Cocktail Wednesdays: The Brandy Buck

The Brandy Buck

You may have noticed that we've been doing a series of tall iced drinks for the last few weeks, and there is good reason for it. Summer has finally arrived here in Michigan, and we've needed some cooling off. We've also been avoiding using the air conditioner. In fact, we haven't turned it on at all, despite the mercury's climb the yesterday up to 97ºF. Today is a beautiful 79ºF, thanks to last night's thunderstorm, and predictions for the rest of the week and into next show highs continuing in the 70's. At any rate, I'm sure you can all understand our desire for a nice cold drink, and I expect the theme of cooling it down for the summertime to continue.

This week, we turned The Buck, which has a history going back to the mid-to-late 1800's, and is really an entire family of drinks involving spirits and ginger ale or ginger beer. Ginger flavored drinks go back further than that, of course, but the drinks involving ginger ale or ginger beer came to the forefront at the same time as the rise of ginger ale as the first bottled soda, beginning with Detroit's own Vernor's. Of course, we had to try bucks with Vernors, though I now find that the popularity of the buck during prohibition may also be what led to the rise of "dry" ginger ale! Vernors is much closer to ginger beer than other ginger ales, and it's even aged in barrels. Vernors has more ginger bite, and it's apparently considered a "golden" ginger ale.

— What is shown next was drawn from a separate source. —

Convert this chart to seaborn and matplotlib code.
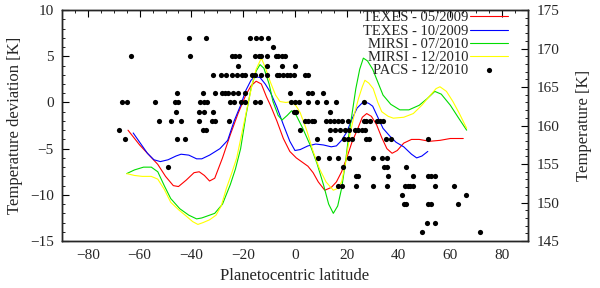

We debated between trying the Gin Buck, which was most popular during Prohibition, and the Brandy Buck, though several spirits were in the running. See here for more history on The Buck. I don't know if it was fondness for a certain Meriadoc or a particular affinity for brandy last night, but Scott selected the Brandy Buck, and I'm glad he did. I can hardly imagine that the gin version could be so nice.

The Brandy Buck:

1.5 – 2 oz Brandy
Juice and Shell of half a Lemon
4 – 6 oz Ginger Ale

Squeeze lemon or lime juice into a collins glass
Add the juiced shell of the fruit
Add a couple of lumps of ice, then the spirit
Top with ginger ale

The verdict: The Brandy Buck is essentially a richer, more well rounder version of the ginger ale. The flavors of the Vernors, brandy and lemon were all discernable, but they blended together nicely and really complimented each other, elevating the whole thing to another level. It was rich, and cool, and refreshing. Just lovely.